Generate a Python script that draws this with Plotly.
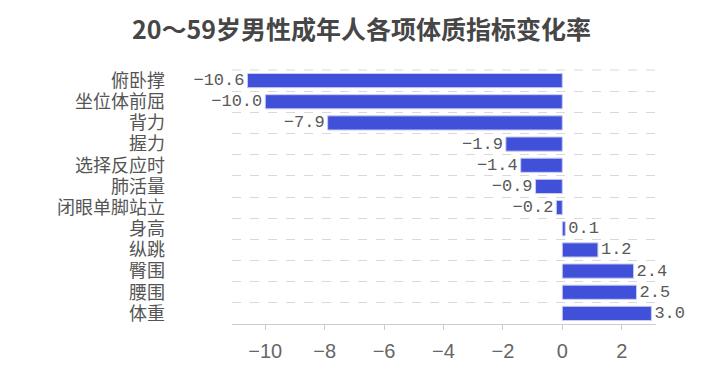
• • •
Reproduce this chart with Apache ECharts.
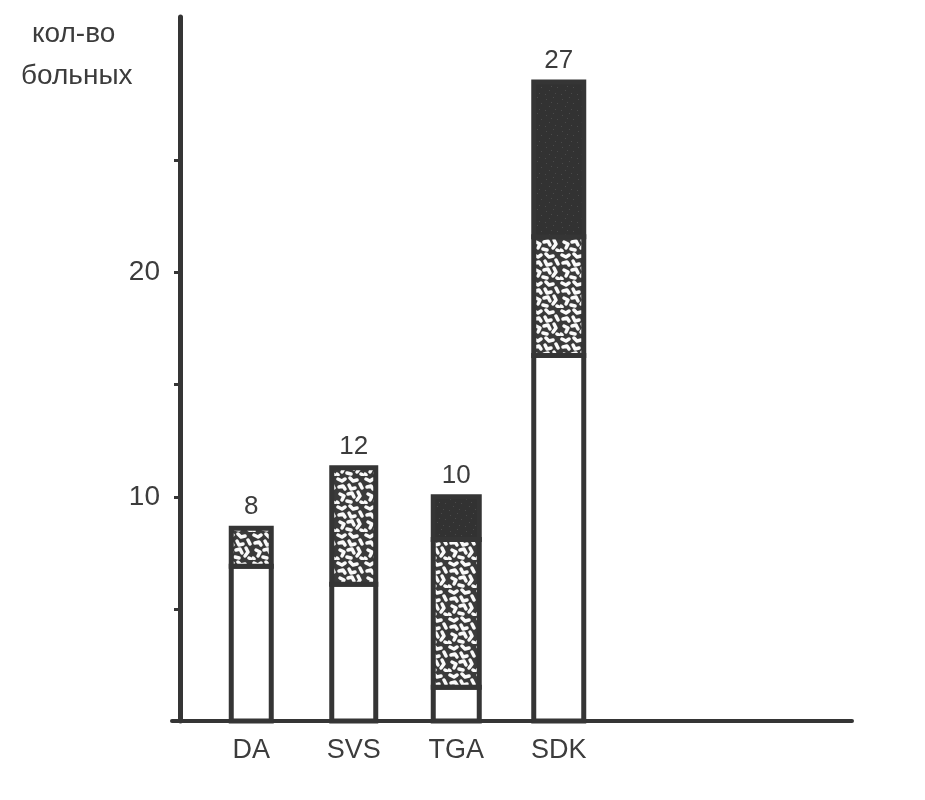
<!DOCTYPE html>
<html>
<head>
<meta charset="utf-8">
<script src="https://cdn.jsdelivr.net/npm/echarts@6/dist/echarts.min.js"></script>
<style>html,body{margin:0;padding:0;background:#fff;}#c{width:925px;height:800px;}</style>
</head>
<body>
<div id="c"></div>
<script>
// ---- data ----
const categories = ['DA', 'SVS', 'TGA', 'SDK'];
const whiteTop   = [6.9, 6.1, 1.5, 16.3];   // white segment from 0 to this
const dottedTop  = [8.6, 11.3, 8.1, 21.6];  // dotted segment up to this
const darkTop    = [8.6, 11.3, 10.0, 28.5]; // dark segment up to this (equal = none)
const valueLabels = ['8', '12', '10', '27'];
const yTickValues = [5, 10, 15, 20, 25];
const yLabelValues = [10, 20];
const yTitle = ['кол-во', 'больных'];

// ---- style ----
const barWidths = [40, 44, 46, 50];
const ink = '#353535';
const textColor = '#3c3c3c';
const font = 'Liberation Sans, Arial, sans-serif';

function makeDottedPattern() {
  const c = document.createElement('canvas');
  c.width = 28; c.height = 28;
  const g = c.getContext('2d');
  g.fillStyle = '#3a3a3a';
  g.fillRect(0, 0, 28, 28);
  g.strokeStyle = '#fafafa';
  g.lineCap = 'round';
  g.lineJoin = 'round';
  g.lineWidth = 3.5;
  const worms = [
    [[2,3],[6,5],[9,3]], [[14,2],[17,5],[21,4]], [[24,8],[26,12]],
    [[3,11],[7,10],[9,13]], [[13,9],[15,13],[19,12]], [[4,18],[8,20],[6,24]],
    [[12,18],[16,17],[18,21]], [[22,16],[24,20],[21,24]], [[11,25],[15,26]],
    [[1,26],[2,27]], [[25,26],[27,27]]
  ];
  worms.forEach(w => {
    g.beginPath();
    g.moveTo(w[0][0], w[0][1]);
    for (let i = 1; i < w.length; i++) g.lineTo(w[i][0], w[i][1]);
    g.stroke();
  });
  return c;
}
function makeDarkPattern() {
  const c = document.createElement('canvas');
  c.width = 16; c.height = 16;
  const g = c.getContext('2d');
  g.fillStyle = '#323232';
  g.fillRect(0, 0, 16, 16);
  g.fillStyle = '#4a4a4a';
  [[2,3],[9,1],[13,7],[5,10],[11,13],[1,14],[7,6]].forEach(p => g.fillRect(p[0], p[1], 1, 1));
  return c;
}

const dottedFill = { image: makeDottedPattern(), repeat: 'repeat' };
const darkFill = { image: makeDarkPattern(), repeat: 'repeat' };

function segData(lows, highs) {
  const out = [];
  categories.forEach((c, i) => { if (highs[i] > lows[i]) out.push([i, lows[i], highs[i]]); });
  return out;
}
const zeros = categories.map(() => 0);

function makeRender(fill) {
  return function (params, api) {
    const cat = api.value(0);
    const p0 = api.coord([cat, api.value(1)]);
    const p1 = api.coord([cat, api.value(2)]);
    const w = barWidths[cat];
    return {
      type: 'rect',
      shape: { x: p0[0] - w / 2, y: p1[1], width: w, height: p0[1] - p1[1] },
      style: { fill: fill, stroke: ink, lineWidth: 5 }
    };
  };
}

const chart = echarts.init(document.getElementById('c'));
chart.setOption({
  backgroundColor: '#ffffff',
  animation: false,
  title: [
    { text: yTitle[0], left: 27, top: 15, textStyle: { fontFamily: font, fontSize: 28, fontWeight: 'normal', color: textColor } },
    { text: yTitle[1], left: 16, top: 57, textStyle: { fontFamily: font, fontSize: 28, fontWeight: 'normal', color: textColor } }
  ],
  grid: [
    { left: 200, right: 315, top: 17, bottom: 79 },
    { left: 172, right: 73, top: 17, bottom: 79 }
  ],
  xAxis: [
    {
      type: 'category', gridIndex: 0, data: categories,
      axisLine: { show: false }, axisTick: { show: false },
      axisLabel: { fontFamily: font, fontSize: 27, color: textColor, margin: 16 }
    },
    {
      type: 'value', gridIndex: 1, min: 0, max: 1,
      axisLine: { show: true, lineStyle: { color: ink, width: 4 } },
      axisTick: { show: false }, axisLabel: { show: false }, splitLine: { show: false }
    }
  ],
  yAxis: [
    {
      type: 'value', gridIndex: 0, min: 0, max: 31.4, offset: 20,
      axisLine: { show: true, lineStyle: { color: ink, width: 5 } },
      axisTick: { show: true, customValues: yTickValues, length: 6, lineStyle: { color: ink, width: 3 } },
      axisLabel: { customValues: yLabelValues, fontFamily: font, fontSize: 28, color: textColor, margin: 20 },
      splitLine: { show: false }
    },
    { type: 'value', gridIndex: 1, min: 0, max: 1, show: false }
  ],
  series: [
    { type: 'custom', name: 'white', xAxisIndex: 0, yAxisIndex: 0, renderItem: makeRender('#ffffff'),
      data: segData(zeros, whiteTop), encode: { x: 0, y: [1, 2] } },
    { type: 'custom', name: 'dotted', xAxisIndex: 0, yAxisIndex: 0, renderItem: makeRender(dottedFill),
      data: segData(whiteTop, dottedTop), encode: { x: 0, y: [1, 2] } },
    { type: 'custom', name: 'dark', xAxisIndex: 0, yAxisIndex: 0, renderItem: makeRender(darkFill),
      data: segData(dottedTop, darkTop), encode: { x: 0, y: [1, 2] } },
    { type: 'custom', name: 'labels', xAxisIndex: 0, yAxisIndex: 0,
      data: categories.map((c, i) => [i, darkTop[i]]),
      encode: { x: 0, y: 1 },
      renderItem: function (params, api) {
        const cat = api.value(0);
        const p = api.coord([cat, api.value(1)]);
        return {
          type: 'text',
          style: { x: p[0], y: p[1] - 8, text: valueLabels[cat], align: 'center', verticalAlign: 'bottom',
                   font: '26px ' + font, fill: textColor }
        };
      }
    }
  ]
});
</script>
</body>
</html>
• • •
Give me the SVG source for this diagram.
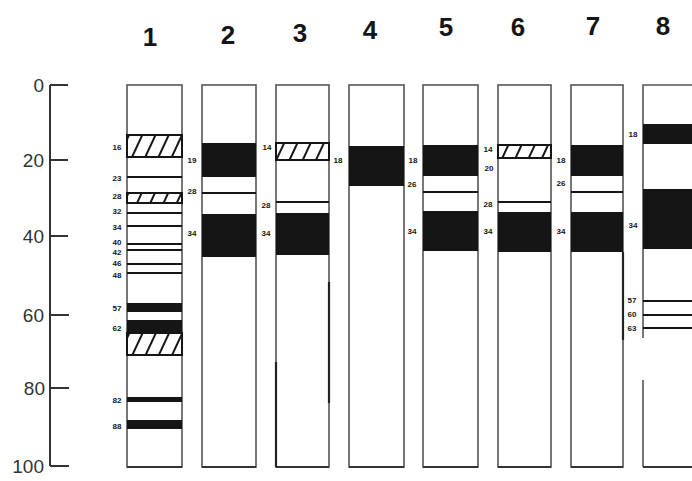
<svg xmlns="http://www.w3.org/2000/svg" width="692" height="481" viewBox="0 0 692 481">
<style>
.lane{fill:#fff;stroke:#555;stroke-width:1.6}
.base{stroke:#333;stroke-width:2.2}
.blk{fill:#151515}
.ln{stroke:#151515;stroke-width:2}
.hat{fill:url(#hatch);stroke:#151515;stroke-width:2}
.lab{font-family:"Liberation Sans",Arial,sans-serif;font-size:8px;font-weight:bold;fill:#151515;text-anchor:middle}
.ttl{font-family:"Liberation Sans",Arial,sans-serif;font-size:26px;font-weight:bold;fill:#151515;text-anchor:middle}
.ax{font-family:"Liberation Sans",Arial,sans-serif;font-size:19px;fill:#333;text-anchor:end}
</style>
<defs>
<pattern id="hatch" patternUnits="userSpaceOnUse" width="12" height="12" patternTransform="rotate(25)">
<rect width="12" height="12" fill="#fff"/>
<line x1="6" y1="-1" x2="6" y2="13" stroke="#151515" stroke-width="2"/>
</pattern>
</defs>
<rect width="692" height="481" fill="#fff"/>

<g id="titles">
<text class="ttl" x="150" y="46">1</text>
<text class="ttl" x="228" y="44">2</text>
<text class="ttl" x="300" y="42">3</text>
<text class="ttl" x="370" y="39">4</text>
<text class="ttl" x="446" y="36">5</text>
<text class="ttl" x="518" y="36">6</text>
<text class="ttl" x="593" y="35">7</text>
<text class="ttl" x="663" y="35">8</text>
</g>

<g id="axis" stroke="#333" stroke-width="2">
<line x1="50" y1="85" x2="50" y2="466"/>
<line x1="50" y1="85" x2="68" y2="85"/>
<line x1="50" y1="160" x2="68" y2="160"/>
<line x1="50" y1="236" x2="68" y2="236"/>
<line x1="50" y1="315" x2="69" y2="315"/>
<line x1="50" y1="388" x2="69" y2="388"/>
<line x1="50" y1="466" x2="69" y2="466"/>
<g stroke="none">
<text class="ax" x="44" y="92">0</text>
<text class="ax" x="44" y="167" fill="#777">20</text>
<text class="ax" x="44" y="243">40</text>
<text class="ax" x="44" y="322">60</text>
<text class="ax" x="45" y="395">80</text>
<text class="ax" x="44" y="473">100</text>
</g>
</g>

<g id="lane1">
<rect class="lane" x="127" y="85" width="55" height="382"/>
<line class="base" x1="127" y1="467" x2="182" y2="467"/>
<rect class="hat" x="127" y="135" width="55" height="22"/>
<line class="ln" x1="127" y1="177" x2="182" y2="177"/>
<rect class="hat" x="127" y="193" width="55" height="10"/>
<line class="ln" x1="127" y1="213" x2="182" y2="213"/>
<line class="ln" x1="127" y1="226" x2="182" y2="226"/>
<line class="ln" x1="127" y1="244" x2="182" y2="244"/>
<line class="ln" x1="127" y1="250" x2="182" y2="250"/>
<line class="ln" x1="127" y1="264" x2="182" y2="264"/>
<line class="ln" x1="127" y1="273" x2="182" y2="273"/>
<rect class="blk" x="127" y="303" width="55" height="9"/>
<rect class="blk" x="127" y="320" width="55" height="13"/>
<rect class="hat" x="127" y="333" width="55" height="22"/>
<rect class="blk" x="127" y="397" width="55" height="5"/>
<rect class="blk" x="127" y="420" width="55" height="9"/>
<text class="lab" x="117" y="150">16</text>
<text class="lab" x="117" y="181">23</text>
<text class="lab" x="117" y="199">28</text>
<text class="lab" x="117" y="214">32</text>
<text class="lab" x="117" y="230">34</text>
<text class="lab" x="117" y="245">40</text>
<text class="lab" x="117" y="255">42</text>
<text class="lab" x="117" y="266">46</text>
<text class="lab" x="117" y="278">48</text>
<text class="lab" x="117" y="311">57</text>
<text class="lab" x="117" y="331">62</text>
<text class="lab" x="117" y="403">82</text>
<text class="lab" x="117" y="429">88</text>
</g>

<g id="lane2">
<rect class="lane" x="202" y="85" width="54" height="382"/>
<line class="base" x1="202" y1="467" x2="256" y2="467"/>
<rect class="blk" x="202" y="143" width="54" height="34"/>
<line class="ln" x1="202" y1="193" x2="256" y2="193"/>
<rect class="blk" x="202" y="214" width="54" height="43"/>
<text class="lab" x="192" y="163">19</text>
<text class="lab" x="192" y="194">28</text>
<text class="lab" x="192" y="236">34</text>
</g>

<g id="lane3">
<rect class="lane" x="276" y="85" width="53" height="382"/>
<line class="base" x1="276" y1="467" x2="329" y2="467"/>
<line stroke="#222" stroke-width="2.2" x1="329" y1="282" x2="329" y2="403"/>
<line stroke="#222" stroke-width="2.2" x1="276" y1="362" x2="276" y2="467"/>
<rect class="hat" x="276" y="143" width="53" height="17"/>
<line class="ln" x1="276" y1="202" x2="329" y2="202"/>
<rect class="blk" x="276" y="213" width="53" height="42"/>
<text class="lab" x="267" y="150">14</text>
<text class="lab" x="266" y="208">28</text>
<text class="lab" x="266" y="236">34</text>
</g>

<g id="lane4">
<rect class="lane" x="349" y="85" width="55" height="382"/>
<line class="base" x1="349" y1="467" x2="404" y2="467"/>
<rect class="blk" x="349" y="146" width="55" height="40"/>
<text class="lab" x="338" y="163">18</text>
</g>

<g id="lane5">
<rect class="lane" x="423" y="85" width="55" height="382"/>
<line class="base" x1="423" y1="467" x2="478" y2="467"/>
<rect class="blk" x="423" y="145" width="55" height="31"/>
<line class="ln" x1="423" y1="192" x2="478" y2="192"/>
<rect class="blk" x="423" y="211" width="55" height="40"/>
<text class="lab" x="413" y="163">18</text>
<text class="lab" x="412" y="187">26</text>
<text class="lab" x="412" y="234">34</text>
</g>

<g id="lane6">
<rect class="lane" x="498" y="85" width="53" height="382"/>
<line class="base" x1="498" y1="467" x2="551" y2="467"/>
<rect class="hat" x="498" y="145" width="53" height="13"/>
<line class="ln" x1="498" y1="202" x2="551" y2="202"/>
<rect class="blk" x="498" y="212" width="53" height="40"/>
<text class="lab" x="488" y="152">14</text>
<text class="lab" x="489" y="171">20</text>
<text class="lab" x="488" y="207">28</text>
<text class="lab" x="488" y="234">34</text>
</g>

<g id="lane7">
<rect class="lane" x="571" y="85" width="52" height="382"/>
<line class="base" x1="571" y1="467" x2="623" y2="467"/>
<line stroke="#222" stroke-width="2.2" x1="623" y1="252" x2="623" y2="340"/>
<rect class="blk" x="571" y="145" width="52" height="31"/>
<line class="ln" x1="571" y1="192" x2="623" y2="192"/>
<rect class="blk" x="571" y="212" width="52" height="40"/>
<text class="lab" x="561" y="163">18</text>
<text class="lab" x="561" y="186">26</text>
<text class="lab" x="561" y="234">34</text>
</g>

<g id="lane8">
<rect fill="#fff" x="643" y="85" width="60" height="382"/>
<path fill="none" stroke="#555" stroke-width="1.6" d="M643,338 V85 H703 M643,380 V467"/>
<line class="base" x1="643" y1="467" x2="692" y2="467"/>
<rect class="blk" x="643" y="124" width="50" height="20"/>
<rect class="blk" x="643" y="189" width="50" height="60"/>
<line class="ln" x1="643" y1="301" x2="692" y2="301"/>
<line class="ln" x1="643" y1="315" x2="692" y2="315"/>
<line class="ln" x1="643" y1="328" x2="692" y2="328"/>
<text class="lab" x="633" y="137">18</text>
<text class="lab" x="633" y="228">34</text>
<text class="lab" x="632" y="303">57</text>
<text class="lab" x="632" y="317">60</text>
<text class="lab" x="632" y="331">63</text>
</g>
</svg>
• • •
REQUIREMENT
Go through the data and count each line that has the word "with", then give the total alone.

ANSWER
2